■ Your instructions ■
Emit the exact text of every line from the line with "Write the matplotlib code for this chart." to the line with "lines.append(ln)", both ends included. No other output is expected.

■ Data shown ■

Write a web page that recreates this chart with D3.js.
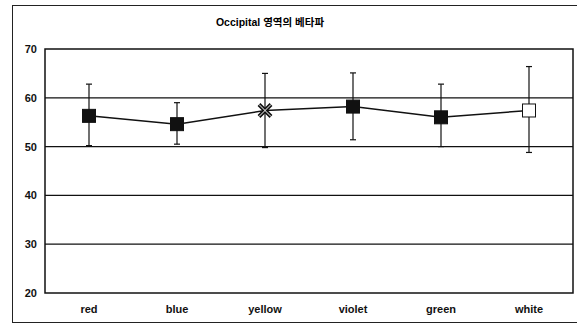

==

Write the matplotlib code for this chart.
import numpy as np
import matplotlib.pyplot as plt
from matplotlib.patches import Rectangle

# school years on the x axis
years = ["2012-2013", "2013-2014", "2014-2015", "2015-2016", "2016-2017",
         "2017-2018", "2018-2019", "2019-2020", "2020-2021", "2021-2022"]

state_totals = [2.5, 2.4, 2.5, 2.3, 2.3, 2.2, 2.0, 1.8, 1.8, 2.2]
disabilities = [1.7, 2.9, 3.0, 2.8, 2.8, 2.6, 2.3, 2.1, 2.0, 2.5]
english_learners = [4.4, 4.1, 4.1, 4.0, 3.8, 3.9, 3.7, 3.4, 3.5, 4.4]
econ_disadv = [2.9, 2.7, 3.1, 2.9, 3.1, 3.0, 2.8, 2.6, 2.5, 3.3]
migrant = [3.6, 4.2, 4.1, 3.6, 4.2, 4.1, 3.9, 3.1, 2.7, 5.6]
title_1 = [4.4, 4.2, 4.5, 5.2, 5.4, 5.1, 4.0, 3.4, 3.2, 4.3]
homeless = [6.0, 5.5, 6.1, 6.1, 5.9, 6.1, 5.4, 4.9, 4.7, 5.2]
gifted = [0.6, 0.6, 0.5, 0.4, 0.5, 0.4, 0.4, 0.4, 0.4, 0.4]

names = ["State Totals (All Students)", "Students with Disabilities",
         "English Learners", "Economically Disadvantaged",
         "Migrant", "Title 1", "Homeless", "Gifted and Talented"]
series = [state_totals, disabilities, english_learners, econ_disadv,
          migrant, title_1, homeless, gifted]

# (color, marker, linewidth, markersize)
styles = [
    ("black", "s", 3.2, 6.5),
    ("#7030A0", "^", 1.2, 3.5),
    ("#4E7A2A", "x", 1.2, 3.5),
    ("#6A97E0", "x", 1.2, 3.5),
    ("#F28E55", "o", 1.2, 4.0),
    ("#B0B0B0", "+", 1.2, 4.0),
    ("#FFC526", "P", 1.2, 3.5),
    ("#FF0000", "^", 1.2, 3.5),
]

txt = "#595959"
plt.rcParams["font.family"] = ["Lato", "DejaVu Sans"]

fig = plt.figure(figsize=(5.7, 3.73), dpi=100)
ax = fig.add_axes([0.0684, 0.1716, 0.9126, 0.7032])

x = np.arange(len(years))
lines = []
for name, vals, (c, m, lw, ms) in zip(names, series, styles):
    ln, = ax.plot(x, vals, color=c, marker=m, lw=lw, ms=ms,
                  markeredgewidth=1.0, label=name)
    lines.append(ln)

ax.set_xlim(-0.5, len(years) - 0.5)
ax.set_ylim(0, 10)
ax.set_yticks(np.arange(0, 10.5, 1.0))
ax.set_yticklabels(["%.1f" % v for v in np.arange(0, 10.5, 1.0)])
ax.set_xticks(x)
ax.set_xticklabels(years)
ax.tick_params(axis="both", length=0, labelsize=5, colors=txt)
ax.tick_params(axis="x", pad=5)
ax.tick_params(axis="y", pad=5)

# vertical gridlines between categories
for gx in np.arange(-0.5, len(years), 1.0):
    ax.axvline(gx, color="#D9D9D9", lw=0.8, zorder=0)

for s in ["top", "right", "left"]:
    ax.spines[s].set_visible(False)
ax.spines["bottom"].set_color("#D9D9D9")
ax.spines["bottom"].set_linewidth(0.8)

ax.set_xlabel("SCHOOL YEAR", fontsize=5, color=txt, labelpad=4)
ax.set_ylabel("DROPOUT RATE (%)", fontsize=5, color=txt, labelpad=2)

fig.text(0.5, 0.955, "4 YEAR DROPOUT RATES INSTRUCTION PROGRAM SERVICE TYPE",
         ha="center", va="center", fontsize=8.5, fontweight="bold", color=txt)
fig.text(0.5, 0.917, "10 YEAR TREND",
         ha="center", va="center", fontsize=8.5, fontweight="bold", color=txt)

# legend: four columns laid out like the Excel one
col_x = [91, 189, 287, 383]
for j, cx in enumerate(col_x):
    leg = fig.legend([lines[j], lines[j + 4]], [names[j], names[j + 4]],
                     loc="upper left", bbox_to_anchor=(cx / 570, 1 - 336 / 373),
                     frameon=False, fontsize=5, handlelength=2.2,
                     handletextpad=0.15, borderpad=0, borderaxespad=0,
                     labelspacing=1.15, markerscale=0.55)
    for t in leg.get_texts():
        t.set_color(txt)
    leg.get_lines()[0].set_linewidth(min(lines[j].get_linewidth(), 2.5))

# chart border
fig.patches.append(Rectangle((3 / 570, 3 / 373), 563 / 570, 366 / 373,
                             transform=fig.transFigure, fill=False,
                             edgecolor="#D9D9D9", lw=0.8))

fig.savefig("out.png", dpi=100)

■ Full output ■
Write the matplotlib code for this chart.
import numpy as np
import matplotlib.pyplot as plt
from matplotlib.patches import Rectangle

# school years on the x axis
years = ["2012-2013", "2013-2014", "2014-2015", "2015-2016", "2016-2017",
         "2017-2018", "2018-2019", "2019-2020", "2020-2021", "2021-2022"]

state_totals = [2.5, 2.4, 2.5, 2.3, 2.3, 2.2, 2.0, 1.8, 1.8, 2.2]
disabilities = [1.7, 2.9, 3.0, 2.8, 2.8, 2.6, 2.3, 2.1, 2.0, 2.5]
english_learners = [4.4, 4.1, 4.1, 4.0, 3.8, 3.9, 3.7, 3.4, 3.5, 4.4]
econ_disadv = [2.9, 2.7, 3.1, 2.9, 3.1, 3.0, 2.8, 2.6, 2.5, 3.3]
migrant = [3.6, 4.2, 4.1, 3.6, 4.2, 4.1, 3.9, 3.1, 2.7, 5.6]
title_1 = [4.4, 4.2, 4.5, 5.2, 5.4, 5.1, 4.0, 3.4, 3.2, 4.3]
homeless = [6.0, 5.5, 6.1, 6.1, 5.9, 6.1, 5.4, 4.9, 4.7, 5.2]
gifted = [0.6, 0.6, 0.5, 0.4, 0.5, 0.4, 0.4, 0.4, 0.4, 0.4]

names = ["State Totals (All Students)", "Students with Disabilities",
         "English Learners", "Economically Disadvantaged",
         "Migrant", "Title 1", "Homeless", "Gifted and Talented"]
series = [state_totals, disabilities, english_learners, econ_disadv,
          migrant, title_1, homeless, gifted]

# (color, marker, linewidth, markersize)
styles = [
    ("black", "s", 3.2, 6.5),
    ("#7030A0", "^", 1.2, 3.5),
    ("#4E7A2A", "x", 1.2, 3.5),
    ("#6A97E0", "x", 1.2, 3.5),
    ("#F28E55", "o", 1.2, 4.0),
    ("#B0B0B0", "+", 1.2, 4.0),
    ("#FFC526", "P", 1.2, 3.5),
    ("#FF0000", "^", 1.2, 3.5),
]

txt = "#595959"
plt.rcParams["font.family"] = ["Lato", "DejaVu Sans"]

fig = plt.figure(figsize=(5.7, 3.73), dpi=100)
ax = fig.add_axes([0.0684, 0.1716, 0.9126, 0.7032])

x = np.arange(len(years))
lines = []
for name, vals, (c, m, lw, ms) in zip(names, series, styles):
    ln, = ax.plot(x, vals, color=c, marker=m, lw=lw, ms=ms,
                  markeredgewidth=1.0, label=name)
    lines.append(ln)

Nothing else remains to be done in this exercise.